Since the dataset consist of observations of prices of diamonds in Singapore, it is possible that all of the values were from chance and that there might have been something different about the year the observations were made.There may be other nuisance factors that were not recorded that year and the pricing of diamonds could be based off of different people’s judgements and not a set standard. The Kruskal Wallis test does not assume a normal distrubtion of the residuals and could be used to test if the variation can be attributed to anything other than randomization without assuming a normal distribution.

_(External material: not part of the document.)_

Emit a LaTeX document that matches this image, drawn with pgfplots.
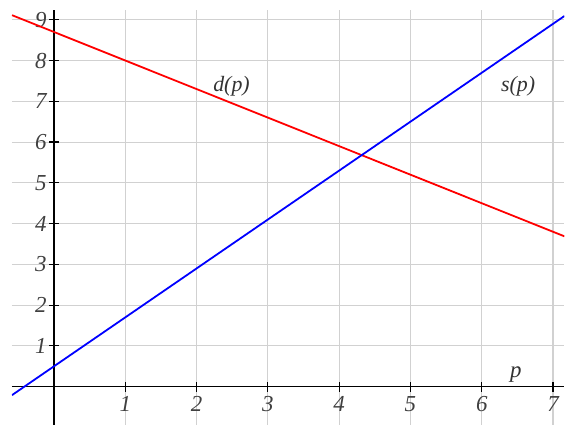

kruskal.test(price~carat, data=d)
##
## Kruskal-Wallis rank sum test
##
## data: price by carat
## Kruskal-Wallis chi-squared = 274.3102, df = 3, p-value < 2.2e-16
kruskal.test(price~colour, data=d)
##
## Kruskal-Wallis rank sum test
##
## data: price by colour
## Kruskal-Wallis chi-squared = 3.523, df = 5, p-value = 0.6199
kruskal.test(price~clarity, data=d)
##
## Kruskal-Wallis rank sum test
##
## data: price by clarity
## Kruskal-Wallis chi-squared = 34.0992, df = 4, p-value = 7.111e-07
kruskal.test(price~certification, data=d)
##
## Kruskal-Wallis rank sum test
##
## data: price by certification
## Kruskal-Wallis chi-squared = 91.7821, df = 2, p-value < 2.2e-16
When looking at the results of the Kruskal-Wallis test, we would reject the null hypothesis and the variation in ther replacement rate can be attributed to Carat, clarity and certification with an alpha level of .05.